(MATERIAL PROVIDED)
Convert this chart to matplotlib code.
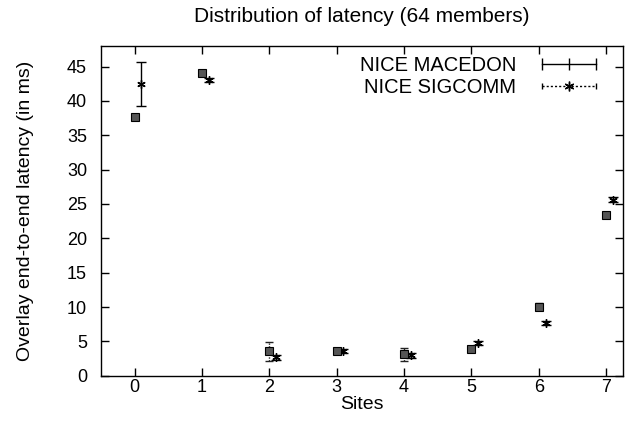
import matplotlib
matplotlib.use('Agg')
import matplotlib.pyplot as plt
from matplotlib.lines import Line2D
from matplotlib.legend_handler import HandlerLine2D

plt.rcParams['font.family'] = ['Liberation Sans', 'DejaVu Sans']

sites = [0, 1, 2, 3, 4, 5, 6, 7]
xticks = [0, 1, 2, 3, 4, 5, 6, 7]
yticks = [0, 5, 10, 15, 20, 25, 30, 35, 40, 45]

# series drawn at the site position (box-like points)
base_vals = [37.65, 44.1, 3.6, 3.65, 3.1, 3.95, 10.07, 23.35]
base_lo = [0.45, 0.45, 1.4, 0.4, 0.9, 0.4, 0.45, 0.45]
base_hi = [0.45, 0.45, 1.36, 0.4, 0.9, 0.4, 0.45, 0.45]

# series drawn slightly to the right of each site
shift_vals = [42.5, 43.05, 2.7, 3.55, 3.0, 4.8, 7.65, 25.6]
shift_lo = [3.3, 0.3, 0.35, 0.3, 0.35, 0.3, 0.3, 0.35]
shift_hi = [3.2, 0.3, 0.35, 0.3, 0.35, 0.3, 0.3, 0.35]

fig = plt.figure(figsize=(6.36, 4.41), dpi=100)
ax = fig.add_axes([0.1588, 0.148, 0.8208, 0.7477])

shift_x = [s + 0.1 for s in sites]
ax.errorbar(shift_x, shift_vals, yerr=[shift_lo, shift_hi],
            fmt='none', ecolor='black', elinewidth=1.0, capsize=3.5, capthick=1.0)
ax.plot(shift_x, shift_vals, linestyle='none', marker=(6, 2, 0),
        markersize=6, color='black', markeredgewidth=1.0)

eb2 = ax.errorbar(sites, base_vals, yerr=[base_lo, base_hi],
                  fmt='none', ecolor='#222222', elinewidth=1.0, capsize=3, capthick=1.0)
eb2[2][0].set_linestyle((0, (1, 1)))
ax.plot(sites, base_vals, linestyle='none', marker='s', markersize=6,
        markerfacecolor='#555555', markeredgecolor='black', markeredgewidth=0.8)

ax.set_xlim(-0.5, 7.25)
ax.set_ylim(0, 48)
ax.set_xticks(xticks)
ax.set_yticks(yticks)
ax.tick_params(direction='in', length=6, width=1, top=True, right=True, labelsize=13)
ax.tick_params(axis='y', pad=10)
ax.tick_params(axis='x', pad=2)
for sp in ax.spines.values():
    sp.set_linewidth(1.0)

ax.set_title('Distribution of latency (64 members)', fontsize=15, pad=17)
ax.set_xlabel('Sites', fontsize=14, labelpad=0)
ax.set_ylabel('Overlay end-to-end latency (in ms)', fontsize=14, labelpad=24)

h1 = Line2D([], [], color='black', linewidth=1.0, marker='|', markersize=8)
h2a = Line2D([], [], color='black', linewidth=1.0, linestyle=(0, (1.5, 1.5)),
             marker='|', markersize=5)
h2b = Line2D([], [], linestyle='none', color='black', marker=(6, 2, 0), markersize=7)
leg = ax.legend([h1, (h2a, h2b)], ['NICE MACEDON', 'NICE SIGCOMM'], loc='upper right',
                frameon=False, markerfirst=False, numpoints=3, handlelength=3.3,
                fontsize=14.5, labelspacing=0.15, borderaxespad=0.3, handletextpad=1.0,
                borderpad=0.2, handler_map={h2b: HandlerLine2D(numpoints=1)},
                bbox_to_anchor=(0.98, 1.0))

fig.savefig('out.png', dpi=100)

(EXERCISE GOAL) Restate exactly, please, only the lines between the start of the data and the line containing "plt.rcParams['font.family'] = ['Liberation", both ends included, skipping the pictures.

(EXERCISE RESPONSE)
Convert this chart to matplotlib code.
import matplotlib
matplotlib.use('Agg')
import matplotlib.pyplot as plt
from matplotlib.lines import Line2D
from matplotlib.legend_handler import HandlerLine2D

plt.rcParams['font.family'] = ['Liberation Sans', 'DejaVu Sans']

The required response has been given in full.